## Your objective
Below is some material; set it all down exactly, apart from the pictures.
· · · ·
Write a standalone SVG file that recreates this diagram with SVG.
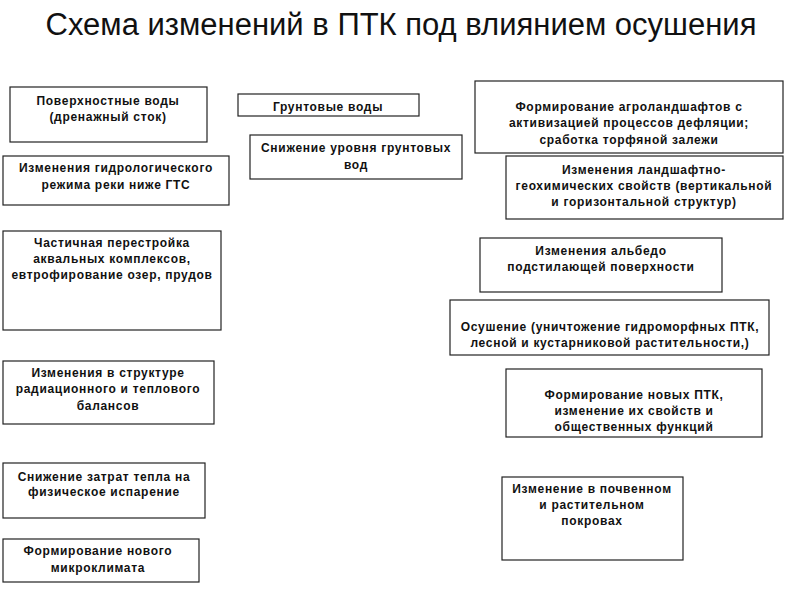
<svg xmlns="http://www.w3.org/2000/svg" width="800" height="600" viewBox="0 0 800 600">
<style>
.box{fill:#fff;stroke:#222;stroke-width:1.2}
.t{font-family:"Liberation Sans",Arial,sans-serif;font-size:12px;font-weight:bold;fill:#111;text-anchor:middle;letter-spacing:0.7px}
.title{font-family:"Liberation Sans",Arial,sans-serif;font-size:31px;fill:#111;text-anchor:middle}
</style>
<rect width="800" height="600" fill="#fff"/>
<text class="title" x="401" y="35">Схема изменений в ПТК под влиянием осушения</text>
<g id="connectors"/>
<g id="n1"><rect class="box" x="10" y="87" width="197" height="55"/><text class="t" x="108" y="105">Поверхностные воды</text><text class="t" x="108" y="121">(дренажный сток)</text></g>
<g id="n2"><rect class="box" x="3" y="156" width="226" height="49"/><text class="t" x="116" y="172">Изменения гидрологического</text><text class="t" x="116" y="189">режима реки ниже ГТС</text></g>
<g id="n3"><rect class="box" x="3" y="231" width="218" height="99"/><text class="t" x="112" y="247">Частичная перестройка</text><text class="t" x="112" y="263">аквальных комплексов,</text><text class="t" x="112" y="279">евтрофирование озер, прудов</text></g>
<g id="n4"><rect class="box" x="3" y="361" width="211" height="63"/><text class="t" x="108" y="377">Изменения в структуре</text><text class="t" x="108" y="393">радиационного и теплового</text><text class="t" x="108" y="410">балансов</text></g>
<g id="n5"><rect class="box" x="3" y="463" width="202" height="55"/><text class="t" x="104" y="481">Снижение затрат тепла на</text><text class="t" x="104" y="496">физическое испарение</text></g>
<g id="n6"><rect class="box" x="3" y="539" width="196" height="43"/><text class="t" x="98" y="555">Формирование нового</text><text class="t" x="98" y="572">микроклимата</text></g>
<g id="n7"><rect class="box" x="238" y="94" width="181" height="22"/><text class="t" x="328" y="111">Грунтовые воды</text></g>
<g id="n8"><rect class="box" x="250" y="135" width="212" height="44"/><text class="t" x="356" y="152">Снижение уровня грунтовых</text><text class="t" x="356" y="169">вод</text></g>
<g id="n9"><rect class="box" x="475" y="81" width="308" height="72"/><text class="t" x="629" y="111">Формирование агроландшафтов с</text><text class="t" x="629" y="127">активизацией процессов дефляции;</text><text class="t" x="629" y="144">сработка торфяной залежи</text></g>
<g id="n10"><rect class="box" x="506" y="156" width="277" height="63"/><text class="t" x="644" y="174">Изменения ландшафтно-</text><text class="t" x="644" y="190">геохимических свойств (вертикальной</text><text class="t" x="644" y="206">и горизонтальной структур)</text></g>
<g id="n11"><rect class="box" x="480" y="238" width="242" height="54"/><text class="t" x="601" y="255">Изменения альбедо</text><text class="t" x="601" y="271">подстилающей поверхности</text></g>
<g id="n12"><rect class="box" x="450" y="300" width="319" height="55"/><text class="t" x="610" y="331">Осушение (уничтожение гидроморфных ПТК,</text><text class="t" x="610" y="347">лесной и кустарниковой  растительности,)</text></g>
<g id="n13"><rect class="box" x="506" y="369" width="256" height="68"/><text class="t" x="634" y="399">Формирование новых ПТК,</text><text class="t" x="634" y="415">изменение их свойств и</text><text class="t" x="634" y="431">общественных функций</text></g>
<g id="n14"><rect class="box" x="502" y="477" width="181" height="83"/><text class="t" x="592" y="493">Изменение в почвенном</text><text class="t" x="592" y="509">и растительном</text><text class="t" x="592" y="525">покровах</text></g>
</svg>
· · · ·
## Solution
Write a standalone SVG file that recreates this diagram with SVG.
<svg xmlns="http://www.w3.org/2000/svg" width="800" height="600" viewBox="0 0 800 600">
<style>
.box{fill:#fff;stroke:#222;stroke-width:1.2}
.t{font-family:"Liberation Sans",Arial,sans-serif;font-size:12px;font-weight:bold;fill:#111;text-anchor:middle;letter-spacing:0.7px}
.title{font-family:"Liberation Sans",Arial,sans-serif;font-size:31px;fill:#111;text-anchor:middle}
</style>
<rect width="800" height="600" fill="#fff"/>
<text class="title" x="401" y="35">Схема изменений в ПТК под влиянием осушения</text>
<g id="connectors"/>
<g id="n1"><rect class="box" x="10" y="87" width="197" height="55"/><text class="t" x="108" y="105">Поверхностные воды</text><text class="t" x="108" y="121">(дренажный сток)</text></g>
<g id="n2"><rect class="box" x="3" y="156" width="226" height="49"/><text class="t" x="116" y="172">Изменения гидрологического</text><text class="t" x="116" y="189">режима реки ниже ГТС</text></g>
<g id="n3"><rect class="box" x="3" y="231" width="218" height="99"/><text class="t" x="112" y="247">Частичная перестройка</text><text class="t" x="112" y="263">аквальных комплексов,</text><text class="t" x="112" y="279">евтрофирование озер, прудов</text></g>
<g id="n4"><rect class="box" x="3" y="361" width="211" height="63"/><text class="t" x="108" y="377">Изменения в структуре</text><text class="t" x="108" y="393">радиационного и теплового</text><text class="t" x="108" y="410">балансов</text></g>
<g id="n5"><rect class="box" x="3" y="463" width="202" height="55"/><text class="t" x="104" y="481">Снижение затрат тепла на</text><text class="t" x="104" y="496">физическое испарение</text></g>
<g id="n6"><rect class="box" x="3" y="539" width="196" height="43"/><text class="t" x="98" y="555">Формирование нового</text><text class="t" x="98" y="572">микроклимата</text></g>
<g id="n7"><rect class="box" x="238" y="94" width="181" height="22"/><text class="t" x="328" y="111">Грунтовые воды</text></g>
<g id="n8"><rect class="box" x="250" y="135" width="212" height="44"/><text class="t" x="356" y="152">Снижение уровня грунтовых</text><text class="t" x="356" y="169">вод</text></g>
<g id="n9"><rect class="box" x="475" y="81" width="308" height="72"/><text class="t" x="629" y="111">Формирование агроландшафтов с</text><text class="t" x="629" y="127">активизацией процессов дефляции;</text><text class="t" x="629" y="144">сработка торфяной залежи</text></g>
<g id="n10"><rect class="box" x="506" y="156" width="277" height="63"/><text class="t" x="644" y="174">Изменения ландшафтно-</text><text class="t" x="644" y="190">геохимических свойств (вертикальной</text><text class="t" x="644" y="206">и горизонтальной структур)</text></g>
<g id="n11"><rect class="box" x="480" y="238" width="242" height="54"/><text class="t" x="601" y="255">Изменения альбедо</text><text class="t" x="601" y="271">подстилающей поверхности</text></g>
<g id="n12"><rect class="box" x="450" y="300" width="319" height="55"/><text class="t" x="610" y="331">Осушение (уничтожение гидроморфных ПТК,</text><text class="t" x="610" y="347">лесной и кустарниковой  растительности,)</text></g>
<g id="n13"><rect class="box" x="506" y="369" width="256" height="68"/><text class="t" x="634" y="399">Формирование новых ПТК,</text><text class="t" x="634" y="415">изменение их свойств и</text><text class="t" x="634" y="431">общественных функций</text></g>
<g id="n14"><rect class="box" x="502" y="477" width="181" height="83"/><text class="t" x="592" y="493">Изменение в почвенном</text><text class="t" x="592" y="509">и растительном</text><text class="t" x="592" y="525">покровах</text></g>
</svg>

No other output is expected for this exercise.